May 3, 2026 · 5 min read
Text-to-Speech vs AI Podcast: What Is the Difference?
Both text-to-speech (TTS) and AI podcasts convert text into audio. But the listening experience is dramatically different. Here's why they're not the same thing.
Text-to-Speech: Reading Aloud
Traditional TTS takes your text and reads it word-for-word. It's essentially a screen reader — useful for accessibility, but not designed for enjoyable listening. The output follows the exact structure of the input, including awkward sentence constructions that work visually but sound unnatural when spoken.
AI Podcast: Reimagining for Audio
An AI podcast generator does something fundamentally different. It first understands the content, then restructures it for audio consumption. This means:
- Complex sentences get simplified for easy listening
- Visual references ("see the chart below") get adapted
- Transitions and context are added naturally
- The tone becomes conversational rather than academic
- Pacing is optimized for comprehension
Side-by-Side Comparison
Consider an article about machine learning. A TTS tool reads: "Figure 3 demonstrates that the model achieves 94.2% accuracy on the benchmark dataset, as shown in the table below."
An AI podcast might say: "The model hits over 94% accuracy on standard benchmarks — which is a significant jump from previous approaches."
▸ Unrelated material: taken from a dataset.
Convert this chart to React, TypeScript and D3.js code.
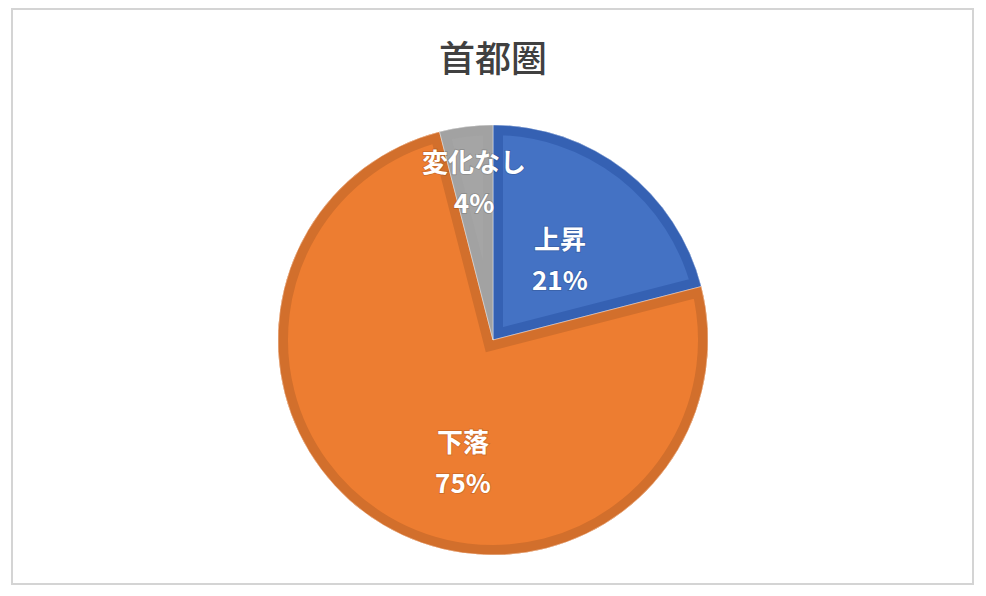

The information is preserved, but the delivery is adapted for someone who can't see figures or tables.
When to Use Each
- TTS: Quick accessibility needs, proofreading your own writing, short text snippets
- AI Podcast: Long-form content consumption, background listening while working, making articles enjoyable to hear
The Technology Gap
The key difference is the AI layer between input and speech. TTS is text → voice. AI podcast is text → understanding → script → voice. That middle step — where AI comprehends and restructures — is what makes the output feel like content created for your ears rather than your eyes.